Center Jason Kelce said: "We're certainly disappointed that we haven't been able to run the ball" effectively lately. "I think it's close. I think there's a few things that we do well each game . . . This last game, I think a lot of the problems would have been solved if the back and the offensive line were on the same page more often. I think sometimes there was stuff there. Obviously, there was sometimes we just didn't get movement, or there was a missed block, but I think we kind of need to get back on track of being on the same page with the back."

McCoy said what he's seeing when he gets the ball now is very different from what he grew accustomed to seeing when he was dipping and darting 184 yards on 31 carries in Week 1, or 158 yards on 20 carries in Week 3.

"The 'backers are way more into the line of scrimmage than usual," McCoy said. "Everything seems so cluttered, seems so packed."

Kelly spoke after the Giants game of McCoy trying too hard to hit the home run, instead of taking what's there, though more often than not, very little seemed to be there against the Giants.

"We were trying to do a lot of different things in that [Giants] game in the run game, because of how much they game-planned us the first game," Kelce said. "Trying to do some different things with the back to try and not give away some stuff. In turn, it got us off page a little bit. We weren't as cohesive as we have been."

Of course, those two huge early games skew the stats, but in the 18 quarters that ended with Vick's original hamstring injury at the Giants, McCoy was averaging 5.7 yards per carry, with 26 first downs and 13 runs for double-digit yardage. In the 14 quarters since then, he is averaging 3.4 yards per carry, with 10 rushing first downs and four double-digit runs. Of his last 65 attempts, 32 have gained 2 yards or less.

This isn't a great week to try to get untracked, though Nick Foles certainly could use a solid run game as he tries to take back the quarterbacking reins.

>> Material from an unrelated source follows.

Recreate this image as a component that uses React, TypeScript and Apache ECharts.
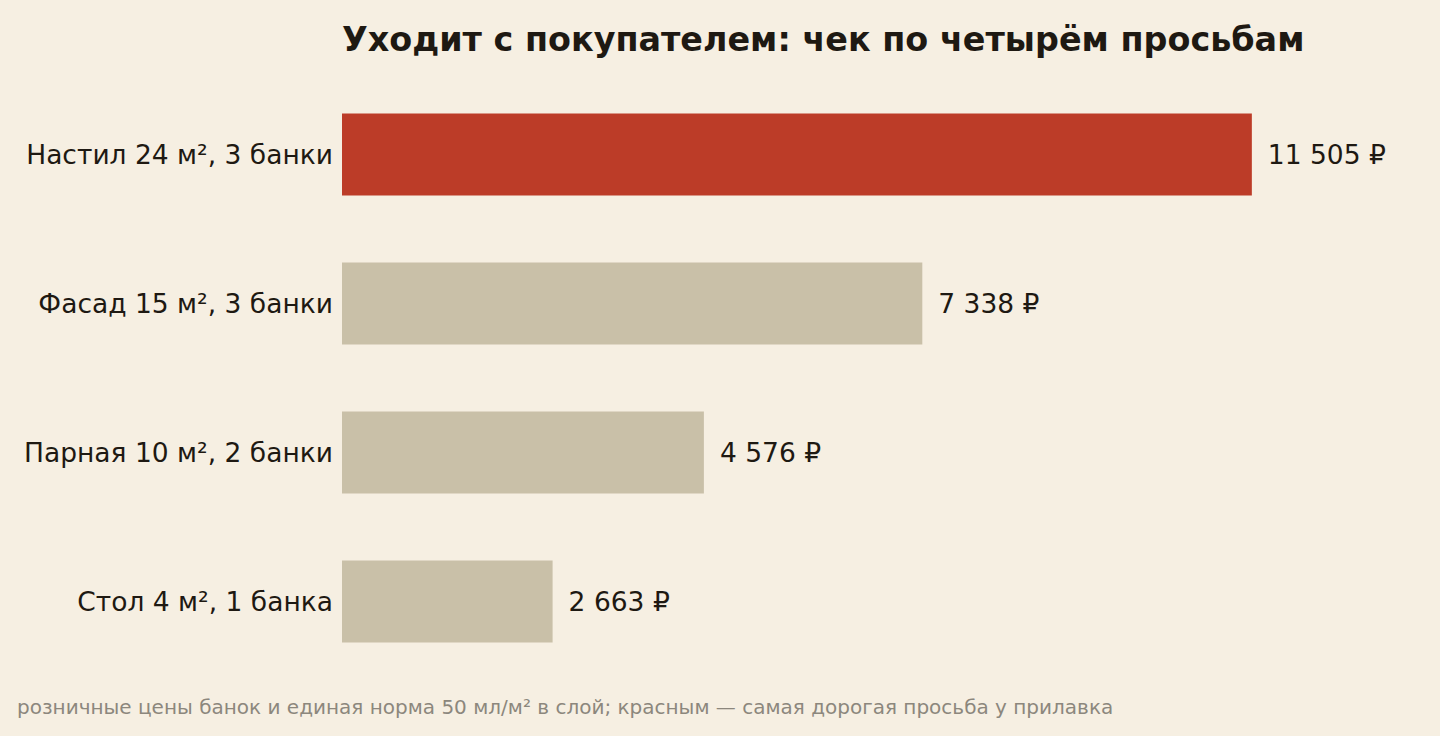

"They're really athletic," Kelly said yesterday, when asked about the Raiders' ability to defend the run. "It starts with the d-line. They've got a bunch of guys that are stout, but they also run really well, starting with [6-3, 300-pound defensive end] Lamarr Houston. Nick Roach is playing really well, middle linebacker for them, can move around really well, and I think when you've got someone like [37-year-old safety] Charles Woodson on the back end that gets everybody lined up the right way - even though he's been in the league 16 years, he's playing at a really high level.

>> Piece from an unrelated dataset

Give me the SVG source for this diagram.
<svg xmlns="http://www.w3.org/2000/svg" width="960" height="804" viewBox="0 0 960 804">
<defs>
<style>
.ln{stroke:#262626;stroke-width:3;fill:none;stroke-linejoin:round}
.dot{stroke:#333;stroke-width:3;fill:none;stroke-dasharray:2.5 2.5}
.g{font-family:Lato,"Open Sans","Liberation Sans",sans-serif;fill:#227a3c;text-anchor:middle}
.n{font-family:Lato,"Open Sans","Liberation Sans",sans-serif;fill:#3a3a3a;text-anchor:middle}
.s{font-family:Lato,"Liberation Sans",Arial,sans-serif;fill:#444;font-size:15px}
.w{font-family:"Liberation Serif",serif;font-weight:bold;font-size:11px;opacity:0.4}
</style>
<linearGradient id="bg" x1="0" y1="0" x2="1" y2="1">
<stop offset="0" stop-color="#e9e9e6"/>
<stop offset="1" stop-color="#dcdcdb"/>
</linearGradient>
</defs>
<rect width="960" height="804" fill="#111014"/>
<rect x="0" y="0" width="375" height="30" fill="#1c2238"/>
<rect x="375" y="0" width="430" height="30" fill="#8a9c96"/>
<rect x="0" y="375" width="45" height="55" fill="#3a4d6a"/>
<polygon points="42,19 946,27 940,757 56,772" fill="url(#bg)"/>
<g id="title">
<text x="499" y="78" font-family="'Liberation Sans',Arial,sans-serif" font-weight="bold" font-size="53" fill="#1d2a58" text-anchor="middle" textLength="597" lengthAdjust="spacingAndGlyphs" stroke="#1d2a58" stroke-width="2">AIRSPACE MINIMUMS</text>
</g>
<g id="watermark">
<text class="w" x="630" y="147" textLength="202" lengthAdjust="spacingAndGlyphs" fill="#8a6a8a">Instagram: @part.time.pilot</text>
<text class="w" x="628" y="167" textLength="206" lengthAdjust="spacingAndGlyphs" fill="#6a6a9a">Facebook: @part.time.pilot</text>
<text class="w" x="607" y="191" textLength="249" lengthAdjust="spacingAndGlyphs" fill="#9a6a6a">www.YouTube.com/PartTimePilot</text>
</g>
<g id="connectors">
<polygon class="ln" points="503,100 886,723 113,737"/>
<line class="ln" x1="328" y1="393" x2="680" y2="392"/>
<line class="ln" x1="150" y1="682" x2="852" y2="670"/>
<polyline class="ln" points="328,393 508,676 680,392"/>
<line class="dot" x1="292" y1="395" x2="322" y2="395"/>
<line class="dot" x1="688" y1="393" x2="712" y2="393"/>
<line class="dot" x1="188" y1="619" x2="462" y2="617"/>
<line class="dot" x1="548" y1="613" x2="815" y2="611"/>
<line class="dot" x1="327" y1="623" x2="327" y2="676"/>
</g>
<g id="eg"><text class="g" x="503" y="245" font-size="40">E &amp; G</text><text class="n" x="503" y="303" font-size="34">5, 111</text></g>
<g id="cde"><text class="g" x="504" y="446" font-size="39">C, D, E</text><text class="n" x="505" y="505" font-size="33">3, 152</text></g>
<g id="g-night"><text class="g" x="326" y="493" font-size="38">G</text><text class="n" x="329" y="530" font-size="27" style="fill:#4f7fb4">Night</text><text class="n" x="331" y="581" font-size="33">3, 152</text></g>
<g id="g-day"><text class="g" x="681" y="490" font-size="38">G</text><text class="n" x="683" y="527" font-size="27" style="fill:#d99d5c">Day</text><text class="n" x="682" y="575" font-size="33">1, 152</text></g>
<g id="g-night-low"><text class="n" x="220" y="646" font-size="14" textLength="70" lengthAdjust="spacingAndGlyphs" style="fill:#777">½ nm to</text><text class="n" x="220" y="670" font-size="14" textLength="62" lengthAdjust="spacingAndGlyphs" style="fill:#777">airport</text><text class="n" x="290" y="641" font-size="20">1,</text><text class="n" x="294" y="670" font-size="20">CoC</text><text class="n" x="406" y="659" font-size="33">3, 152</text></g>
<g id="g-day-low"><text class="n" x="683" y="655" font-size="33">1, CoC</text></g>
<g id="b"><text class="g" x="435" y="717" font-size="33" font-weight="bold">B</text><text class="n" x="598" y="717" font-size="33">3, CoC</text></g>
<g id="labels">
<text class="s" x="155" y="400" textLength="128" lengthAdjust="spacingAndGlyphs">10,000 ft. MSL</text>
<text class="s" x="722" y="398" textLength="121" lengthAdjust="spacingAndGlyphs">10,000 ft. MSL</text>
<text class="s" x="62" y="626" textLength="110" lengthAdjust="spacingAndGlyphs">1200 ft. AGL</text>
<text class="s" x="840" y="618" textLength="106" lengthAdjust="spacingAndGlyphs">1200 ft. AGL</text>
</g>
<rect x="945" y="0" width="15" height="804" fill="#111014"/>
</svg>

"I think it starts with their athleticism. That's the first thing you see on tape, is that they run really well. A lot of times, long runs don't happen when everybody runs to the ball, and that's what I think the Raiders are doing right now."

McCoy agreed.

"They all rally to the ball very well . . . I don't see too many big names, where you go, like, 'Wow!' other than Houston, he's pretty good, and Woodson. Other than that, they just play well together."